Matt Maltese is nothing if not a self-aware tease. “This is a song about a very happy, very sad, very sad, very happy conversation I had with my mum. It would be weird if I didn’t play Mother now, wouldn’t it? Imagine if I played When The World Caves In?” Playing the opening chord to WTWCI, he smirks and then fully launches into Mother. Winding through madhouse into Intolewd; “If I’d known Intolewd would’ve gotten as big as it’s gotten, I would’ve spelled it so much better”. As the band finishes Strange Time, Maltese launches into another anecdote. “Jamie (their sensational guitarist), was playing that main riff and someone went “oh fuck off!” and that’s how we knew we were in Australia.” And then the trio launch into a Bossanova cover of Strange Time. It is cut short, but we are all losing our minds, especially the lighting tech – I’ve never heard a grown man squeal with joy like that. “In another life, we’d be doing that every day on a cruise ship.” Next up is Everyone Adores You (At Least I Do), the whole crowd is singing along in the bridge. When You Wash Your Hair blesses us to an incredible piano solo from Maltese, who’s swapped anecdotes for arpeggios (they’re not really arpeggios, but it sounds good, sue me) and holds our undivided attention, the stage is bathed in red light. Krystal is stunning, it’s got this sort of 60’s hazy feel to it. Makes me feel like I’m in a coming-of-age story. “Makes me wonder if I ever loved anyone else”, reminding me of my first (and second) love, wherever they may be, Maltese holds those emotions and then helps us let them go. Our memories become fanciful, and how delightful it is to feel so light. Next song off the banger-roster, is personal favourite Hello Black Dog, raspy vocals and deep lighting really bring something to this song that the recording just can’t capture, it’s spellbinding. Studio 6 treats us to yet another Bossanova cover (it’s still not enough). “This next one’s about maybe the one or three times I’ve been to a nightclub. It’s As The World Cav- no.” Maltese is clearly having so much fun teasing us with what we know will be the finale. The real next-up special, is aptly named, Nightclub Love.

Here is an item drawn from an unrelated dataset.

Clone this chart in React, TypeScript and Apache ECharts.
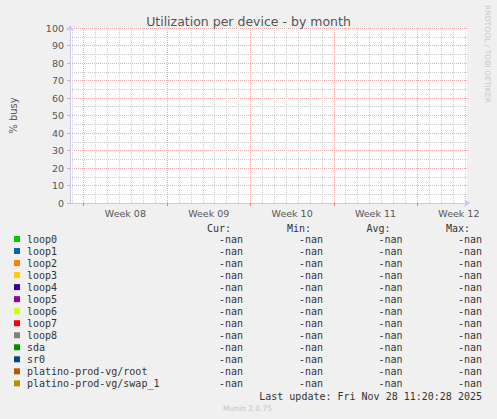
import { useEffect, useRef } from "react";
import * as echarts from "echarts";

const devices = [
  "loop0",
  "loop1",
  "loop2",
  "loop3",
  "loop4",
  "loop5",
  "loop6",
  "loop7",
  "loop8",
  "sda",
  "sr0",
  "platino-prod-vg/root",
  "platino-prod-vg/swap_1",
];
const deviceColors = [
  "#00CC00",
  "#0066B3",
  "#FF8000",
  "#FFCC00",
  "#330099",
  "#990099",
  "#CCFF00",
  "#FF0000",
  "#808080",
  "#008F00",
  "#00487D",
  "#B35A00",
  "#B38F00",
];
// every device reports -nan for the whole month
const curValues = devices.map(() => "-nan");
const minValues = devices.map(() => "-nan");
const avgValues = devices.map(() => "-nan");
const maxValues = devices.map(() => "-nan");
const columnHeaders = ["Cur:", "Min:", "Avg:", "Max:"];
const weekLabels = ["Week 08", "Week 09", "Week 10", "Week 11", "Week 12"];
const yTicks = [0, 10, 20, 30, 40, 50, 60, 70, 80, 90, 100];

const SANS = "DejaVu Sans";
const MONO = "DejaVu Sans Mono";
const DAYS = 400 / 12;
const FIRST_WEEK = 1.15;
const MAJOR_GRID = "#f2a6a6";
const MINOR_GRID = "#cfcfcf";

export default function App() {
  const reference = useRef<HTMLDivElement>(null);
  useEffect(() => {
    const element = reference.current;
    if (element === null) return;
    const chart = echarts.init(element, undefined, { renderer: "svg" });

    const weekStarts = weekLabels.map((_, i) => FIRST_WEEK + 7 * i);
    const weekCenters = weekStarts.map((w) => w + 3.5);
    const dayLines: number[] = [];
    for (let d = FIRST_WEEK - 1; d < DAYS; d += 1) dayLines.push(d);

    const valueColumns = [243, 323, 402.5, 482];
    const cell = (width: number) => ({
      width,
      align: "right" as const,
      fontFamily: MONO,
      fontSize: 10,
      color: "#333",
    });

    chart.setOption({
      animation: false,
      backgroundColor: "#f0f0f0",
      title: {
        text: "Utilization per device - by month",
        left: "center",
        top: 10,
        textStyle: {
          fontFamily: SANS,
          fontSize: 12.5,
          fontWeight: "normal",
          color: "#555",
        },
      },
      grid: {
        left: 67,
        top: 28,
        width: 400,
        height: 175,
        show: true,
        backgroundColor: "#ffffff",
        borderWidth: 0,
      },
      legend: {
        orient: "vertical",
        left: 14,
        top: 234,
        padding: 0,
        itemWidth: 6,
        itemHeight: 6,
        itemGap: 2.03,
        icon: "rect",
        selectedMode: false,
        data: devices,
        itemStyle: { borderWidth: 0 },
        textStyle: {
          fontFamily: MONO,
          fontSize: 10,
          color: "#333",
          rich: {
            s: { width: 2, fontFamily: MONO, fontSize: 10 },
            n: {
              width: 203 - 27,
              fontFamily: MONO,
              fontSize: 10,
              color: "#333",
            },
            c: cell(valueColumns[0] - 203),
            m: cell(valueColumns[1] - valueColumns[0]),
            a: cell(valueColumns[2] - valueColumns[1]),
            x: cell(valueColumns[3] - valueColumns[2]),
          },
        },
        formatter: (name: string) => {
          const i = devices.indexOf(name);
          return `{s| }{n|${name}}{c|${curValues[i]}}{m|${minValues[i]}}{a|${avgValues[i]}}{x|${maxValues[i]}}`;
        },
      },
      xAxis: {
        type: "value",
        min: 0,
        max: DAYS,
        splitLine: { show: false },
        axisLine: {
          show: true,
          lineStyle: { color: "#c8c8f2", width: 1 },
          symbol: ["none", "arrow"],
          symbolSize: [6, 6],
          symbolOffset: [0, 3],
        },
        axisTick: {
          show: true,
          customValues: weekStarts,
          length: 3,
          lineStyle: { color: "#f08080" },
        },
        axisLabel: {
          customValues: weekCenters,
          margin: 5,
          fontFamily: SANS,
          fontSize: 9.5,
          color: "#555",
          formatter: (value: number) => {
            const i = weekCenters.findIndex((c) => Math.abs(c - value) < 0.01);
            return i >= 0 ? weekLabels[i] : "";
          },
        },
      },
      yAxis: {
        type: "value",
        min: yTicks[0],
        max: yTicks[yTicks.length - 1],
        interval: 10,
        name: "% busy",
        nameLocation: "middle",
        nameRotate: 90,
        nameGap: 52,
        nameTextStyle: { fontFamily: SANS, fontSize: 10, color: "#555" },
        axisLine: {
          show: true,
          lineStyle: { color: "#c8c8f2", width: 1 },
          symbol: ["none", "arrow"],
          symbolSize: [6, 6],
          symbolOffset: [0, 3],
        },
        axisTick: { show: true, length: 3, lineStyle: { color: "#bbb" } },
        axisLabel: {
          margin: 6,
          fontFamily: SANS,
          fontSize: 9.5,
          color: "#555",
        },
        splitLine: {
          show: true,
          lineStyle: { color: MAJOR_GRID, type: [1, 1] },
        },
        minorTick: { show: false, splitNumber: 2 },
        minorSplitLine: {
          show: true,
          lineStyle: { color: MINOR_GRID, type: [1, 1] },
        },
      },
      series: [
        ...devices.map((name, i) => ({
          name,
          type: "line",
          data: [] as number[],
          color: deviceColors[i],
          showSymbol: false,
        })),
        {
          name: "grid",
          type: "line",
          data: [] as number[],
          silent: true,
          markLine: {
            silent: true,
            symbol: "none",
            label: { show: false },
            animation: false,
            data: [
              ...dayLines.map((d) => ({
                xAxis: d,
                lineStyle: { color: MINOR_GRID, type: [1, 1], width: 1 },
              })),
              ...weekStarts.map((d) => ({
                xAxis: d,
                lineStyle: { color: MAJOR_GRID, type: [1, 1], width: 1 },
              })),
            ],
          },
        },
      ],
      graphic: [
        ...columnHeaders.map((label, i) => ({
          type: "text",
          x: valueColumns[i] - 12,
          y: 228.5,
          style: {
            text: label,
            fontFamily: MONO,
            fontSize: 10,
            fill: "#333",
            textAlign: "right",
            textVerticalAlign: "middle",
          },
        })),
        {
          type: "text",
          x: 482,
          y: 396,
          style: {
            text: "Last update: Fri Nov 28 11:20:28 2025",
            fontFamily: MONO,
            fontSize: 10,
            fill: "#333",
            textAlign: "right",
            textVerticalAlign: "middle",
          },
        },
        {
          type: "text",
          x: 247.5,
          y: 408,
          style: {
            text: "Munin 2.0.75",
            fontFamily: SANS,
            fontSize: 7.5,
            fill: "#c4c4c4",
            textAlign: "center",
            textVerticalAlign: "middle",
          },
        },
        {
          type: "text",
          x: 487,
          y: 54,
          rotation: -Math.PI / 2,
          style: {
            text: "RRDTOOL / TOBI OETIKER",
            fontFamily: SANS,
            fontSize: 7.6,
            fill: "#c8c8c8",
            textAlign: "center",
            textVerticalAlign: "middle",
          },
        },
      ],
    });
    return () => chart.dispose();
  }, []);
  return (
    <div
      ref={reference}
      style={{
        position: "absolute",
        left: 0,
        top: 0,
        width: 497,
        height: 419,
        background: "#f0f0f0",
      }}
    />
  );
}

And, finally, it is time for THE Matt Maltese track: As The World Caves In. And fuck me, was it worth the wait. There’s this expectation that artists resent their #1 track, but Maltese seems genuinely surprised that the entire crowd is signing along with him. He gives it his all. Playing with tempo, with rhythm, showing off his incredible range and unmatchable piano skills. It’s the perfect way to end the absolute marathon of a show.
BUT WAIT I CAN’T WRITE THIS REVIEW AND NOT MENTION: Rowan and Isabelle.

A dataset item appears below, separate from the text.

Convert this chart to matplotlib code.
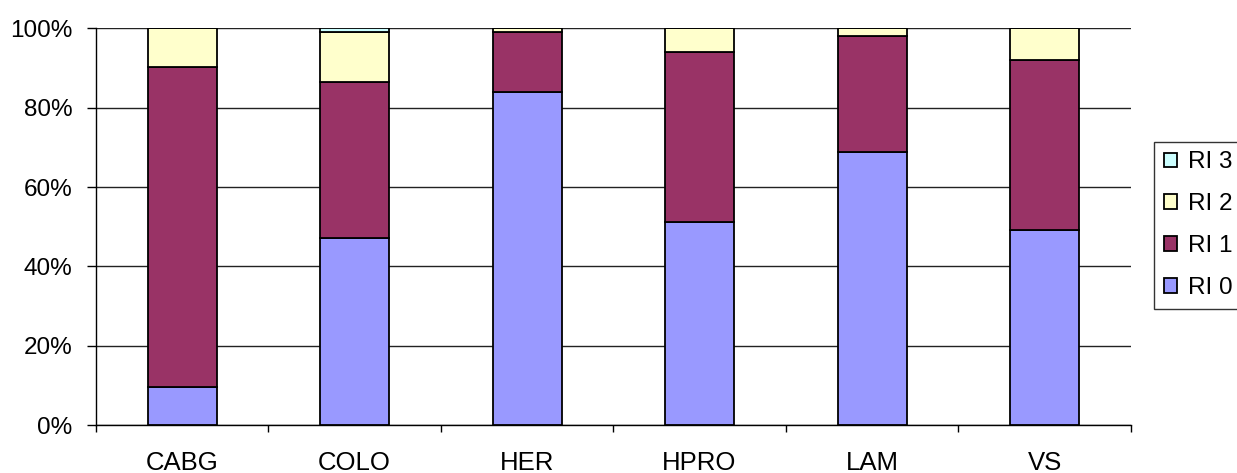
import matplotlib
matplotlib.use("Agg")
import matplotlib.pyplot as plt
import numpy as np
from matplotlib.ticker import FixedLocator, PercentFormatter

categories = ["CABG", "COLO", "HER", "HPRO", "LAM", "VS"]
ri0 = [9.7, 47.1, 83.9, 51.1, 68.8, 49.1]
ri1 = [80.7, 39.4, 15.1, 42.9, 29.2, 42.9]
ri2 = [9.6, 12.5, 1.0, 6.0, 2.0, 8.0]
ri3 = [0.0, 1.0, 0.0, 0.0, 0.0, 0.0]
series_names = ["RI 0", "RI 1", "RI 2", "RI 3"]
colors = ["#9999FF", "#993366", "#FFFFCC", "#CCFFFF"]

plt.rcParams['font.family'] = ['Liberation Sans', 'DejaVu Sans']

fig = plt.figure(figsize=(12.37, 4.73), dpi=100)
ax = fig.add_axes([95.8/1237, 1 - 425/473, (1130.8 - 95.8)/1237, (425 - 28.5)/473])

x = np.arange(len(categories))
bottom = np.zeros(len(categories))
handles = []
for name, vals, c in zip(series_names, [ri0, ri1, ri2, ri3], colors):
    vals = np.array(vals)
    h = ax.bar(x, vals, width=0.40, bottom=bottom, color=c, edgecolor="black",
               linewidth=1.3, label=name, zorder=3)
    handles.append(h)
    bottom += vals

ax.set_xlim(-0.5, len(categories) - 0.5)
ax.set_ylim(0, 100)
ax.set_yticks([0, 20, 40, 60, 80, 100])
ax.yaxis.set_major_formatter(PercentFormatter(decimals=0))
ax.yaxis.grid(True, color="#222222", linewidth=1.0, zorder=0)
ax.set_axisbelow(True)

ax.set_xticks(x)
ax.set_xticklabels(categories)
ax.xaxis.set_minor_locator(FixedLocator(np.arange(-0.5, len(categories) + 0.5, 1)))
ax.tick_params(axis="x", which="major", length=0, pad=19, labelsize=18.5)
ax.tick_params(axis="x", which="minor", length=5, width=1.0, color="black")
ax.tick_params(axis="y", which="major", length=6.5, width=1.0, pad=10.5, labelsize=17.5)

for s in ["top", "right"]:
    ax.spines[s].set_visible(False)
ax.spines["left"].set_linewidth(1.0)
ax.spines["bottom"].set_linewidth(1.0)

leg = fig.legend(handles[::-1], series_names[::-1], loc="upper left",
                 bbox_to_anchor=(1154/1237, 1 - 141.7/473), bbox_transform=fig.transFigure,
                 fontsize=17.5, frameon=True, fancybox=False, edgecolor="black",
                 handlelength=0.55, handleheight=0.55, handletextpad=0.45,
                 labelspacing=0.82, borderpad=0.4, borderaxespad=0)
leg.get_frame().set_linewidth(1.0)

fig.savefig("out.png", dpi=100)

They got engaged as Maltese was shredding keys to his biggest hit. CONGRATULATIONS! I’ve always wanted to be at a gig where someone gets engaged, and now I have. Maltese looks stunned; “Did you know she’d say yes?” And Rowan just laughs as Isabelle hugs him so tight I wouldn’t be surprised if his eyes bugged out. Congratulations guys, I hope the world doesn’t cave in anytime soon, but I’m glad you have each other – just in case.
Maltese, guitarist Jamie and drummer Jacob come to the front of the stage and take their bows, glasses of water in hand – begging to be drunk. They are all wearing the same shirt, it’s very sweet. Maltese returns, alone, for a stripped back encore of Widows. And then the show is over.
My friend turns to me and says, “You know I don’t think I could name a single male artist in my ‘Most Listened To’s. I think that’s about to change.”